The Lessons of History-Summary and Review
The Lessons of History is a must-read! One of the best books I’ve ever read. The authors wrote 11 volumes about history than summarized it in one book. Learn about now from everything that’s ever happened. As well as predict the future. I already want to reread it to take even more out of it.
- As religion goes, so does the civilization
- Never take advice politically or financially from anyone under 30
- Revolution doesn’t cause anything to happen that wouldn’t have happened with some patience. It also kills the father and the son in the process.
- Those that take over in a revolution, inevitably become the new tyrants.
- America is modern Rome, France modern Greece.
- War will never end. Those civilizations that co-operate only do so out of competition with others.
- War is what nations do to not starve. Run out of resources? Take your neighbors.
- You need both sides, conservatives and loud mouth liberals. They need each other to balance out change though they hate each other. Liberal youth pushes for change, old conservatives put on the brakes so it doesn’t go too crazy. Most ideas are terrible in comparison to the ones that have come out of centuries of societies, so they need a filter before being utilized.
- The further west you go, the more manners get worse
- There will always be a concentration of wealth, no matter what.
- Equal rights doesn’t mean equal ability and ambition. So those that have the temperament and drive will amass much more wealth than those without. Communism would equalize money for everyone by restricting everyone’s freedom. You can’t have it both ways.
- Civilizations are like organic beings. They live and die inevitably.
- Communism can only live on in a wartime era.
- Capitalism is pursuing socialistic trends, and Communism seeks capitalistic themes. The centrist way is the best.
- Only through great liberty can a dictatorship, take place.
- Freedom can only exist with rules of conduct and laws. So order is more important than liberty.

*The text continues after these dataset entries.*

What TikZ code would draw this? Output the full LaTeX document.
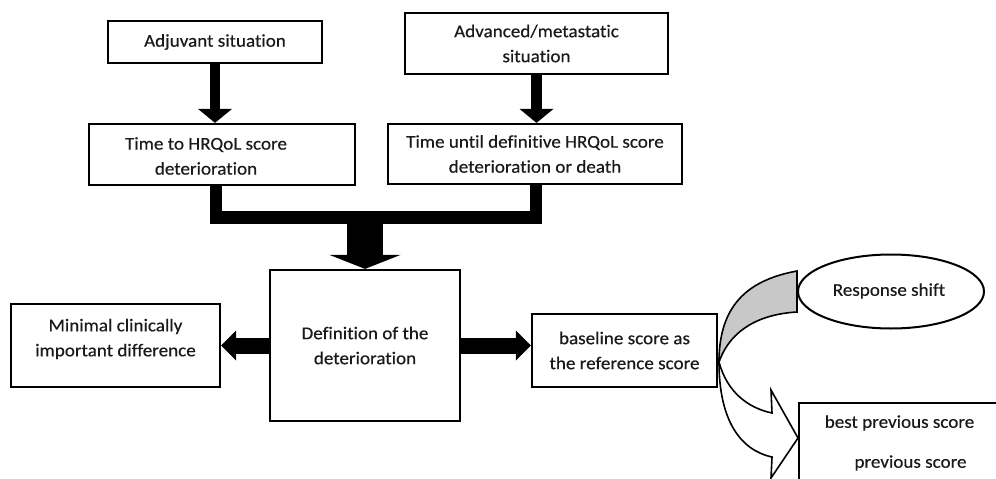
\documentclass[tikz,border=0pt]{standalone}
\usepackage{fontspec}
\setmainfont{Carlito}[FakeStretch=1.06,FakeBold=0.4,Ligatures=NoCommon]
\usetikzlibrary{arrows.meta,shapes.geometric,calc}
\definecolor{bandgray}{HTML}{C8C8C8}
\definecolor{inkgray}{HTML}{1A1A1A}
\tikzset{
  box/.style={draw=black, line width=2.2pt, fill=white, rectangle, inner sep=0pt, align=center,
              text=inkgray, font=\fontsize{18}{25}\selectfont},
  txt/.style={inner sep=0pt, align=center, text=inkgray, font=\fontsize{18}{25}\selectfont},
  thinarrow/.style={line width=10.5pt, -{Triangle[width=34pt,length=14pt,line width=0pt]}},
  midarrow/.style={line width=16pt, -{Triangle[width=30pt,length=15pt,line width=0pt]}},
  bigarrow/.style={line width=36pt, -{Triangle[width=71pt,length=14pt,line width=0pt]}},
  outl/.style={draw=black, line width=1.6pt, line join=miter},
}
\begin{document}
\begin{tikzpicture}[x=1pt,y=-1pt]
\useasboundingbox (0,0) rectangle (996,479);
\clip (0,0) rectangle (996,479);
\fill[white] (0,0) rectangle (996,479);

% boxes
\node[box, minimum width=214pt, minimum height=42pt] (adj) at (215,42) {Adjuvant situation};
\node[box, minimum width=263pt, minimum height=61pt] (adv) at (536.5,43.5) {Advanced/metastatic\\situation};
\node[box, minimum width=266pt, minimum height=61pt] (tto) at (222,154.5) {};
\node[txt] (ttot) at (206,156) {Time to HRQoL score\\deterioration};
\node[box, minimum width=294pt, minimum height=60pt] (tun) at (535,154) {Time until definitive HRQoL score\\deterioration or death};
\node[box, minimum width=190pt, minimum height=151pt] (def) at (365,345.5) {Definition of the\\deterioration};
\node[box, minimum width=209pt, minimum height=83pt] (mcid) at (115.5,345.5) {};
\node[txt] (mcidt) at (115.5,339) {Minimal clinically\\important difference};
\node[box, minimum width=185pt, minimum height=73pt] (base) at (624.5,350.5) {baseline score as\\the reference score};
\node[draw=black, line width=2pt, ellipse, minimum width=186pt, minimum height=74pt, inner sep=0pt] (rs) at (891,291.5) {};
\node[txt] (rst) at (889,291) {Response shift};
\node[box, minimum width=202pt, minimum height=88pt, anchor=north west] (best) at (798,402) {};
\node[txt] (bestt1) at (899.5,423) {best previous score};
\node[txt] (bestt2) at (910.5,463) {previous score};

% top arrows
\draw[thinarrow] (adj.south) -- (tto.north -| adj.south);
\draw[thinarrow] (adv.south) -- (tun.north -| adv.south);

% T connector
\coordinate (tl) at (216,217.5);
\coordinate (tr) at (536,217.5);
\draw[line width=12.5pt, line join=miter] (tto.south -| tl) -- (tl) -- (tr) -- (tun.south -| tr);
\draw[bigarrow] (def.north |- tl) -- (def.north);

% side arrows
\draw[midarrow] (def.west) -- (mcid.east);
\draw[midarrow] (def.east) -- (def.east -| base.west);

% curved gray band to response shift
\coordinate (p0) at (719,362);
\coordinate (gt) at ($(rs.west)+(0,-20.5)$);
\coordinate (gb) at ($(rs.west)+(0,20.5)$);
\filldraw[outl, fill=bandgray] (p0) .. controls (719,305) and (748,280) .. (gt)
   -- (gb) .. controls (762,314) and (731,328) .. (p0) -- cycle;

% curved white arrow to best previous score
\coordinate (tip) at (best.west |- 0,438);
\filldraw[outl, fill=white] (p0) .. controls (727,392) and (748,408) .. (772,413)
   -- (771,390) -- (tip) -- (771,478) -- (772,457)
   .. controls (740,450) and (719,420) .. (p0) -- cycle;
\end{tikzpicture}
\end{document}
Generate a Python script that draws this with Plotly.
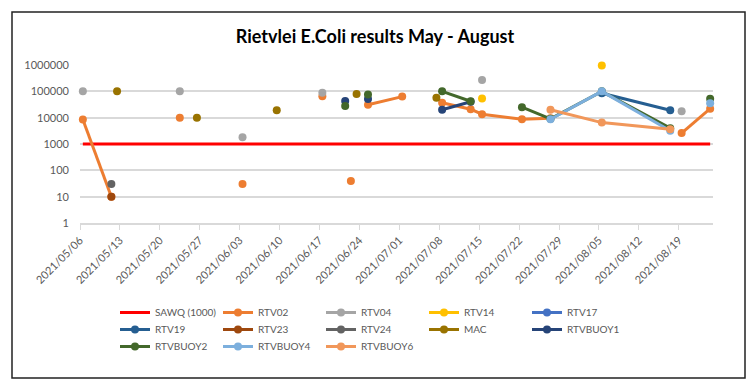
import plotly.graph_objects as go

N = None
dates = ["2021-05-06", "2021-05-11", "2021-05-12", "2021-05-23", "2021-05-26", "2021-06-03",
         "2021-06-09", "2021-06-17", "2021-06-21", "2021-06-22", "2021-06-23", "2021-06-25",
         "2021-07-01", "2021-07-07", "2021-07-08", "2021-07-13", "2021-07-15", "2021-07-22",
         "2021-07-27", "2021-08-05", "2021-08-17", "2021-08-19", "2021-08-24"]

sawq     = [1000, 1000, 1000, 1000, 1000, 1000, 1000, 1000, 1000, 1000, 1000, 1000,
            1000, 1000, 1000, 1000, 1000, 1000, 1000, 1000, 1000, 1000, 1000]
rtv02    = [8500, 10, N, 10000, N, 30, N, 65000, N, 39, N, 31000,
            63000, N, 37000, 21000, 13500, 8700, 9500, N, N, 2600, 22000]
rtv04    = [100000, N, N, 100000, N, 1800, N, 89000, N, N, N, N,
            N, N, N, N, 270000, N, N, N, N, 17500, N]
rtv14    = [N, N, N, N, N, N, N, N, N, N, N, N,
            N, N, N, N, 53000, N, N, 950000, N, N, N]
rtv17    = [N, N, N, N, N, N, N, N, N, N, N, N,
            N, N, N, N, N, N, N, N, N, N, N]
rtv19    = [N, N, N, N, N, N, N, N, N, N, N, N,
            N, N, N, N, N, N, N, 85000, 19000, N, N]
rtv23    = [N, 10, N, N, N, N, N, N, N, N, N, N,
            N, N, N, N, N, N, N, N, N, N, N]
rtv24    = [N, 30, N, N, N, N, N, N, N, N, N, N,
            N, N, N, N, N, N, N, N, N, N, N]
mac      = [N, N, 100000, N, 10000, N, 19000, N, N, N, 80000, N,
            N, 57000, N, N, N, N, N, N, N, N, N]
rtvbuoy1 = [N, N, N, N, N, N, N, N, 43000, N, N, 51000,
            N, N, 20000, 40000, N, N, N, N, N, N, N]
rtvbuoy2 = [N, N, N, N, N, N, N, N, 28000, N, N, 75000,
            N, N, 100000, 42000, N, 25000, 9000, 100000, 4000, N, 52000]
rtvbuoy4 = [N, N, N, N, N, N, N, N, N, N, N, N,
            N, N, N, N, N, N, 8700, 100000, 3200, N, 35000]
rtvbuoy6 = [N, N, N, N, N, N, N, N, N, N, N, N,
            N, N, N, N, N, N, 20000, 6500, 3600, N, N]

# (name, values, colour, legend row)
series = [
    ("RTV02", rtv02, "#ED7D31", "legend"),
    ("RTV04", rtv04, "#A5A5A5", "legend"),
    ("RTV14", rtv14, "#FFC000", "legend"),
    ("RTV17", rtv17, "#4472C4", "legend"),
    ("RTV19", rtv19, "#255E91", "legend2"),
    ("RTV23", rtv23, "#9E480E", "legend2"),
    ("RTV24", rtv24, "#636363", "legend2"),
    ("MAC", mac, "#997300", "legend2"),
    ("RTVBUOY1", rtvbuoy1, "#264478", "legend2"),
    ("RTVBUOY2", rtvbuoy2, "#43682B", "legend3"),
    ("RTVBUOY4", rtvbuoy4, "#7CAFDD", "legend3"),
    ("RTVBUOY6", rtvbuoy6, "#F1975A", "legend3"),
]

tick_vals = [1, 10, 100, 1000, 10000, 100000, 1000000]
tick_text = ["1", "10", "100", "1000", "10000", "100000", "1000000"]

FONT = "Lato"
DAY = 24 * 3600 * 1000
fig = go.Figure()
fig.add_trace(go.Scatter(x=dates, y=sawq, name="SAWQ (1000)", mode="lines",
                         xperiod=DAY, xperiodalignment="middle", legend="legend",
                         cliponaxis=False,
                         line=dict(color="#FF0000", width=3)))
for name, vals, col, lg in series:
    fig.add_trace(go.Scatter(x=dates, y=vals, name=name, mode="lines+markers",
                             connectgaps=False, legend=lg, cliponaxis=False,
                             xperiod=DAY, xperiodalignment="middle",
                             line=dict(color=col, width=3),
                             marker=dict(color=col, size=8)))

L, R, T, B = 80, 37, 65, 162
pw, ph = 750 - L - R, 385 - T - B
def px(x): return (x - L) / pw
def py(y): return (385 - B - y) / ph

def leg(top):
    return dict(orientation="h", x=px(115), xanchor="left", y=py(top), yanchor="top",
                font=dict(family=FONT, size=10, color="#595959"),
                entrywidth=58, entrywidthmode="pixels", itemwidth=30,
                bgcolor="rgba(0,0,0,0)")

fig.update_layout(
    width=750, height=385,
    margin=dict(l=L, r=R, t=T, b=B),
    paper_bgcolor="white", plot_bgcolor="white",
    font=dict(family=FONT, size=11, color="#595959"),
    title=dict(text="<b>Rietvlei E.Coli results May - August</b>", x=0.5, xanchor="center",
               y=1 - 37 / 385, yanchor="middle",
               font=dict(family=FONT, size=18, color="#000000")),
    showlegend=True,
    legend=leg(298), legend2=leg(315), legend3=leg(332),
    xaxis=dict(type="date", range=["2021-05-06", "2021-08-25"],
               tick0="2021-05-06", dtick=7 * DAY, tickformat="%Y/%m/%d",
               tickangle=-45, ticks="outside", ticklen=5, tickcolor="#D9D9D9",
               showline=True, linecolor="#D9D9D9", linewidth=1.5,
               showgrid=False, zeroline=False,
               tickfont=dict(family=FONT, size=11, color="#595959")),
    yaxis=dict(type="log", range=[0, 6], tickvals=tick_vals, ticktext=tick_text,
               showgrid=True, gridcolor="#D9D9D9", gridwidth=1.5,
               showline=False, zeroline=False, ticks="", ticklabelstandoff=10,
               tickfont=dict(family=FONT, size=11, color="#595959")),
    shapes=[dict(type="rect", xref="paper", yref="paper",
                 x0=px(12), x1=px(745), y0=py(378), y1=py(12),
                 line=dict(color="#222222", width=1.5), fillcolor="rgba(0,0,0,0)", layer="below")],
)

fig.write_html("out.html", config={"displayModeBar": False},
               post_script="document.body.style.margin='0';")
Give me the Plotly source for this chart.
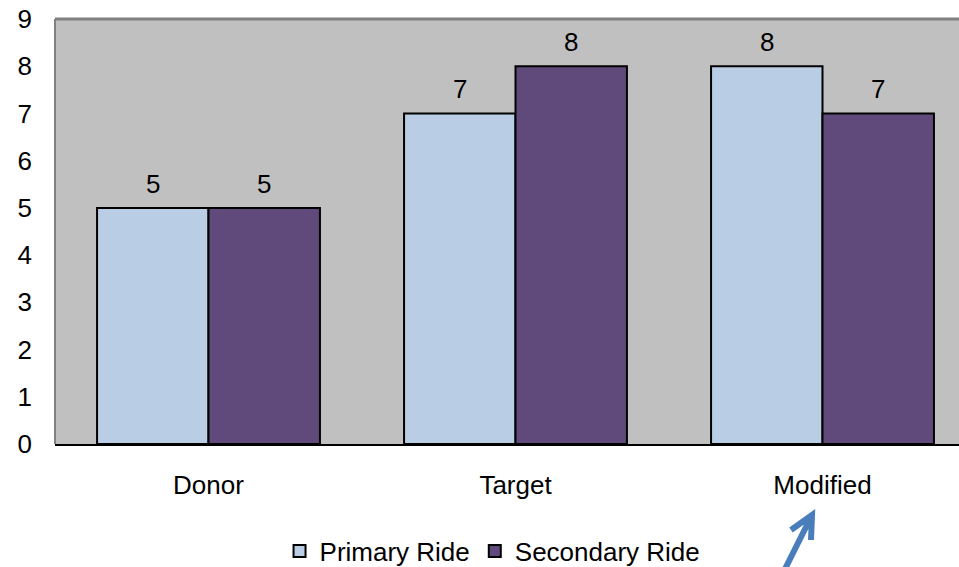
import plotly.graph_objects as go

categories = ["Donor", "Target", "Modified"]
primary = [5, 7, 8]
secondary = [5, 8, 7]
series_names = ["Primary Ride", "Secondary Ride"]
colors = ["#B9CDE5", "#604A7B"]
y_ticks = list(range(0, 10))

FONT = "Liberation Sans, Arial, sans-serif"
W, H = 959, 567
L, T, B = 55, 19, 123
PW, PH = W - L, H - T - B

fig = go.Figure()
for name, vals, col in zip(series_names, [primary, secondary], colors):
    fig.add_trace(go.Bar(
        x=categories, y=vals, name=name,
        marker=dict(color=col, line=dict(color="black", width=2)),
    ))

bargap = 0.274
bw = (1 - bargap) / 2
annotations = []
for k, vals in enumerate([primary, secondary]):
    for i, v in enumerate(vals):
        xpos = i - bw / 2 + k * bw
        annotations.append(dict(x=xpos, y=v, xref="x", yref="y", text=str(v),
                                showarrow=False, yanchor="bottom", yshift=7,
                                font=dict(size=26, color="black", family=FONT)))

fig.update_layout(
    width=W, height=H,
    margin=dict(l=L, r=0, t=T, b=B, autoexpand=False),
    barmode="group", bargap=bargap, bargroupgap=0,
    plot_bgcolor="#C0C0C0", paper_bgcolor="white",
    font=dict(family=FONT, size=26, color="black"),
    showlegend=True,
    legend=dict(orientation="h", x=0.484, xanchor="center", y=-107 / PH, yanchor="middle",
                font=dict(size=26), itemwidth=30, traceorder="normal"),
    annotations=annotations,
    shapes=[
        dict(type="line", xref="paper", yref="paper", x0=0, x1=1, y0=1, y1=1,
             line=dict(color="#808080", width=3)),
        dict(type="line", xref="paper", yref="paper", x0=0, x1=0, y0=0, y1=1,
             line=dict(color="#808080", width=2)),
        # hand-drawn pointer arrow below "Modified"
        dict(type="path", xref="paper", yref="paper",
             xsizemode="pixel", ysizemode="pixel",
             xanchor=(812 - L) / PW, yanchor=(444 - 515) / PH,
             path="M-27,-54 L0,0 M-21,-15 L0,0 L-1,-25",
             line=dict(color="#4A7EBB", width=6)),
    ],
)
fig.update_xaxes(range=[-0.5, -0.5 + PW / 307], showgrid=False, showline=True,
                 linecolor="black", linewidth=2, ticks="", ticklabelstandoff=17,
                 tickfont=dict(size=26))
fig.update_yaxes(range=[0, 9], tickvals=y_ticks, showgrid=False, zeroline=False,
                 showline=False, ticks="", ticklabelstandoff=22, ticklabeloverflow="allow",
                 tickfont=dict(size=26))

fig.write_html("out.html", config={"displayModeBar": False},
               post_script="document.body.style.margin='0';document.body.style.overflow='hidden';")
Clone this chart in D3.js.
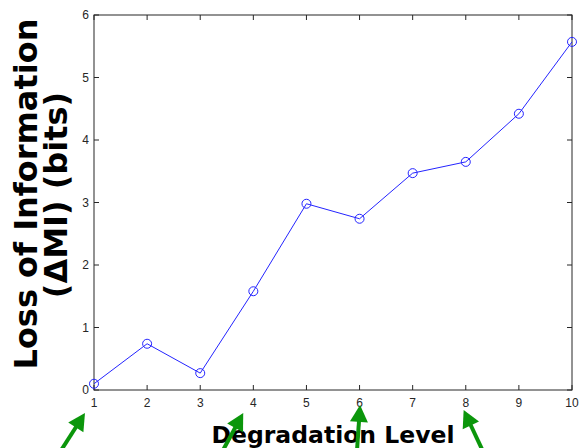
<!DOCTYPE html>
<html>
<head>
<meta charset="utf-8">
<script src="https://cdn.jsdelivr.net/npm/d3@7"></script>
<style>
  body { margin: 0; background: #fff; }
  svg { display: block; }
</style>
</head>
<body>
<div id="chart"></div>
<script>
// degradation levels and information loss
const levels = [1, 2, 3, 4, 5, 6, 7, 8, 9, 10];
const lossBits = [0.10, 0.74, 0.27, 1.58, 2.98, 2.74, 3.47, 3.65, 4.42, 5.57];
const yTicks = [0, 1, 2, 3, 4, 5, 6];
// green annotation arrows, in level units: tail (at page bottom) -> tip
const arrowTail = [0.36, 3.41, 5.95, 8.33];
const arrowTip = [0.83, 3.81, 6.01, 7.96];
const arrowTipY = [413, 413, 405, 410];

const W = 579, H = 448;
const margin = { top: 15, right: 7, bottom: 58, left: 94 };

const svg = d3.select("#chart").append("svg")
  .attr("width", W).attr("height", H);

const x = d3.scaleLinear().domain([1, 10]).range([margin.left, W - margin.right]);
const y = d3.scaleLinear().domain([0, 6]).range([H - margin.bottom, margin.top]);

const axisColor = "#262626";
const tickFont = "Liberation Sans, Arial, sans-serif";

// frame
svg.append("rect")
  .attr("x", x(1)).attr("y", y(6))
  .attr("width", x(10) - x(1)).attr("height", y(0) - y(6))
  .attr("fill", "none").attr("stroke", axisColor).attr("stroke-width", 1);

// ticks on all four sides (inside)
const tl = 5;
svg.append("g").selectAll("line").data(levels).join("line")
  .attr("x1", d => x(d)).attr("x2", d => x(d))
  .attr("y1", y(0)).attr("y2", y(0) - tl)
  .attr("stroke", axisColor);
svg.append("g").selectAll("line").data(levels).join("line")
  .attr("x1", d => x(d)).attr("x2", d => x(d))
  .attr("y1", y(6)).attr("y2", y(6) + tl)
  .attr("stroke", axisColor);
svg.append("g").selectAll("line").data(yTicks).join("line")
  .attr("x1", x(1)).attr("x2", x(1) + tl)
  .attr("y1", d => y(d)).attr("y2", d => y(d))
  .attr("stroke", axisColor);
svg.append("g").selectAll("line").data(yTicks).join("line")
  .attr("x1", x(10)).attr("x2", x(10) - tl)
  .attr("y1", d => y(d)).attr("y2", d => y(d))
  .attr("stroke", axisColor);

// tick labels
svg.append("g").selectAll("text").data(levels).join("text")
  .attr("x", d => x(d)).attr("y", y(0) + 17)
  .attr("text-anchor", "middle")
  .style("font-family", tickFont).style("font-size", "12px").attr("fill", axisColor)
  .text(d => d);
svg.append("g").selectAll("text").data(yTicks).join("text")
  .attr("x", x(1) - 5).attr("y", d => y(d) + 4)
  .attr("text-anchor", "end")
  .style("font-family", tickFont).style("font-size", "12px").attr("fill", axisColor)
  .text(d => d);

// line + markers
const line = d3.line().x((d, i) => x(levels[i])).y(d => y(d));
svg.append("path")
  .attr("d", line(lossBits))
  .attr("fill", "none").attr("stroke", "#2424ff").attr("stroke-width", 1);
svg.append("g").selectAll("circle").data(lossBits).join("circle")
  .attr("cx", (d, i) => x(levels[i])).attr("cy", d => y(d)).attr("r", 4.5)
  .attr("fill", "none").attr("stroke", "#2424ff").attr("stroke-width", 1);

// axis titles
const titleFont = "DejaVu Sans, sans-serif";
svg.append("text")
  .attr("transform", "translate(37,194) rotate(-90)")
  .attr("text-anchor", "middle")
  .style("font-family", titleFont).style("font-weight", "bold").style("font-size", "32px")
  .attr("fill", "#000")
  .text("Loss of Information");
svg.append("text")
  .attr("transform", "translate(67,195) rotate(-90)")
  .attr("text-anchor", "middle")
  .style("font-family", titleFont).style("font-weight", "bold").style("font-size", "32px")
  .attr("fill", "#000")
  .text("(ΔMI) (bits)");

svg.append("text")
  .attr("x", 333).attr("y", 443)
  .attr("text-anchor", "middle")
  .style("font-family", titleFont).style("font-weight", "bold").style("font-size", "23.5px")
  .attr("fill", "#000")
  .text("Degradation Level");

// green arrows, drawn over the title
const green = "#0b960b";
const headLen = 17, headHalf = 9;
const arrows = svg.append("g");
arrowTip.forEach((t, i) => {
  const x0 = x(arrowTail[i]), y0 = H + 4;
  const x1 = x(t), y1 = arrowTipY[i];
  const len = Math.hypot(x1 - x0, y1 - y0);
  const ux = (x1 - x0) / len, uy = (y1 - y0) / len;
  const bx = x1 - ux * headLen, by = y1 - uy * headLen;
  arrows.append("line")
    .attr("x1", x0).attr("y1", y0).attr("x2", bx + ux).attr("y2", by + uy)
    .attr("stroke", green).attr("stroke-width", 4);
  arrows.append("path")
    .attr("d", d3.line()([
      [x1, y1],
      [bx - uy * headHalf, by + ux * headHalf],
      [bx + uy * headHalf, by - ux * headHalf]
    ]) + "Z")
    .attr("fill", green);
});
</script>
</body>
</html>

- Nature’s idea of good and bad differ much from ours. Things that survive are good, things that don’t are bad.
- The smarter we get, the sadder we get.
- Amass easy living, more rights, better technology, more world knowledge, but fewer values, manners, family life, and much more depressed.
- We’re only advanced because of the chains of civilizations before us. Wipe that out, and we start completely from the beginnings as savages.